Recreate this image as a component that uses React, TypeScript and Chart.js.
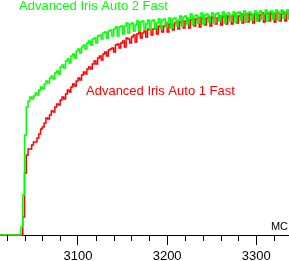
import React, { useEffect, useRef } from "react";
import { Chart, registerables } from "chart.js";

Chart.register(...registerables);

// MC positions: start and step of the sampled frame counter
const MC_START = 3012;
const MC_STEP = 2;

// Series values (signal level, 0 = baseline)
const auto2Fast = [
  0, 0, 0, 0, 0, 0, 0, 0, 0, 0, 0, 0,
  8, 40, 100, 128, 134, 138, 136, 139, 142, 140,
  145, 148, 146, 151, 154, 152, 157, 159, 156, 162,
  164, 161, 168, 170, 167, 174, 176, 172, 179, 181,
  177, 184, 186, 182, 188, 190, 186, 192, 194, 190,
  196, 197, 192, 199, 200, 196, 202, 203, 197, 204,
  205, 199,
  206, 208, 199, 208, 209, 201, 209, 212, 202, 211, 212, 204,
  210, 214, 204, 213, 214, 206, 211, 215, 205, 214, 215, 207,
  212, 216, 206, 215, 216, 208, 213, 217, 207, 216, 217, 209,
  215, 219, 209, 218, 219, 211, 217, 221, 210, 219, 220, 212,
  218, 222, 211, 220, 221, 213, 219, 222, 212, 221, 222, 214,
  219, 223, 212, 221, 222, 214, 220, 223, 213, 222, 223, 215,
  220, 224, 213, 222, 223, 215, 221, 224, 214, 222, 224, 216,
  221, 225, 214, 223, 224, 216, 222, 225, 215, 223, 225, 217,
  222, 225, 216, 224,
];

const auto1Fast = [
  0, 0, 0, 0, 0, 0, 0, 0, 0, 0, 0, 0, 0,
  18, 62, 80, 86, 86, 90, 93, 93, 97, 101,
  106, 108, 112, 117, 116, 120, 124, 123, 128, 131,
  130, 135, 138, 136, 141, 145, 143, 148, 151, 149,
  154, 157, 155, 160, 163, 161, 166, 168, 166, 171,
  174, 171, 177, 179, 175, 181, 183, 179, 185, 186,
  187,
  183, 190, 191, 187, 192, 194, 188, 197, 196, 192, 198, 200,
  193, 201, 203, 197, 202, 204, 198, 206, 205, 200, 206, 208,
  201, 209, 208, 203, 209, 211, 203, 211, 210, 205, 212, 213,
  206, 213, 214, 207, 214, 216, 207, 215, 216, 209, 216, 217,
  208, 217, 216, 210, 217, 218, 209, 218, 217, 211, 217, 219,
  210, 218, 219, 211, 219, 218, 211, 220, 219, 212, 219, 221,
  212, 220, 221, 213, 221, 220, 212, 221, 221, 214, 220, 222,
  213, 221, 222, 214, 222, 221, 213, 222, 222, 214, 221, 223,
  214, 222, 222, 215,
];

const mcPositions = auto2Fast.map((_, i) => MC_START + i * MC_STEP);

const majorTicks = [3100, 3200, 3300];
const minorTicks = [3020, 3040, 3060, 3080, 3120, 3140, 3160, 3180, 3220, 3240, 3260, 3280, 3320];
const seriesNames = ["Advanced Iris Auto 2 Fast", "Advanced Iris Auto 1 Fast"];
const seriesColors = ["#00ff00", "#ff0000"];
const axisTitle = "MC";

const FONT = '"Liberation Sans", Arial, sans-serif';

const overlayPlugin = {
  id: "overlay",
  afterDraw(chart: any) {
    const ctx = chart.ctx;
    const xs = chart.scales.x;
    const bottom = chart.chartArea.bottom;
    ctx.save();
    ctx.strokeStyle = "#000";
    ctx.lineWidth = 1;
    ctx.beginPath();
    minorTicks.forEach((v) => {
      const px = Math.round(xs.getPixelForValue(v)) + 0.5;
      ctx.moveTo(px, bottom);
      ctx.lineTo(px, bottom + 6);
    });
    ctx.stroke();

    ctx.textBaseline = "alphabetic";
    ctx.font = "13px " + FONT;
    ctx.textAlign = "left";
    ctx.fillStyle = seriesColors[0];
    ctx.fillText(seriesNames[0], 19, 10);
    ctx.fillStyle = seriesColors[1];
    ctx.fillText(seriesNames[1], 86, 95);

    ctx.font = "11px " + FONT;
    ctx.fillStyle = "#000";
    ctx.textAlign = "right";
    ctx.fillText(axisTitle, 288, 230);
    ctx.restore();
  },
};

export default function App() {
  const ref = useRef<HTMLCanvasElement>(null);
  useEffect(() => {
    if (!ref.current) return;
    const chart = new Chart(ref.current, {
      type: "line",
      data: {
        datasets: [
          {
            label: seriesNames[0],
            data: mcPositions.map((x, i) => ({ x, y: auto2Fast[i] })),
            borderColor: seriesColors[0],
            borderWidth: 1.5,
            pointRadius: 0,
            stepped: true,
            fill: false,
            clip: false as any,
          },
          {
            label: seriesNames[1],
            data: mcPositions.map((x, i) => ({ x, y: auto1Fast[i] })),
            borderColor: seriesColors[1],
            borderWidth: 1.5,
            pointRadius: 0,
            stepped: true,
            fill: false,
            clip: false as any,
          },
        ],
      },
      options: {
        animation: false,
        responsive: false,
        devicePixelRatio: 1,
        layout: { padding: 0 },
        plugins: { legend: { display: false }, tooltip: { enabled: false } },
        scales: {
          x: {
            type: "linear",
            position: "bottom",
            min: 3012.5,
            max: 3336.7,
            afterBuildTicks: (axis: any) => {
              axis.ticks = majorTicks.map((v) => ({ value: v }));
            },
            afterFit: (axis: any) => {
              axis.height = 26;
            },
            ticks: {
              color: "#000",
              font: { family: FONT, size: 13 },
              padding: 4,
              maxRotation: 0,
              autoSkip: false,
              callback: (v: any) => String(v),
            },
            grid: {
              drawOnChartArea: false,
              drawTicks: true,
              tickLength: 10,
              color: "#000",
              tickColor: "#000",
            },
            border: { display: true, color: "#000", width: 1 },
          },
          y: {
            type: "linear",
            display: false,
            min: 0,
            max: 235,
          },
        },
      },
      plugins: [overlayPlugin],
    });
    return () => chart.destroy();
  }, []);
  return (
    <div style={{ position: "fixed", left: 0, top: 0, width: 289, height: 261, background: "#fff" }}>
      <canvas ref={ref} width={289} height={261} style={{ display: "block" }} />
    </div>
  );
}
########################################
**WHAT IS BEING ASKED**
Begin at the first line of the material and copy each line exactly through the one containing "const MC_STEP = 2;". Omit pictures.

**CORRECT OUTPUT**
Recreate this image as a component that uses React, TypeScript and Chart.js.
import React, { useEffect, useRef } from "react";
import { Chart, registerables } from "chart.js";

Chart.register(...registerables);

// MC positions: start and step of the sampled frame counter
const MC_START = 3012;
const MC_STEP = 2;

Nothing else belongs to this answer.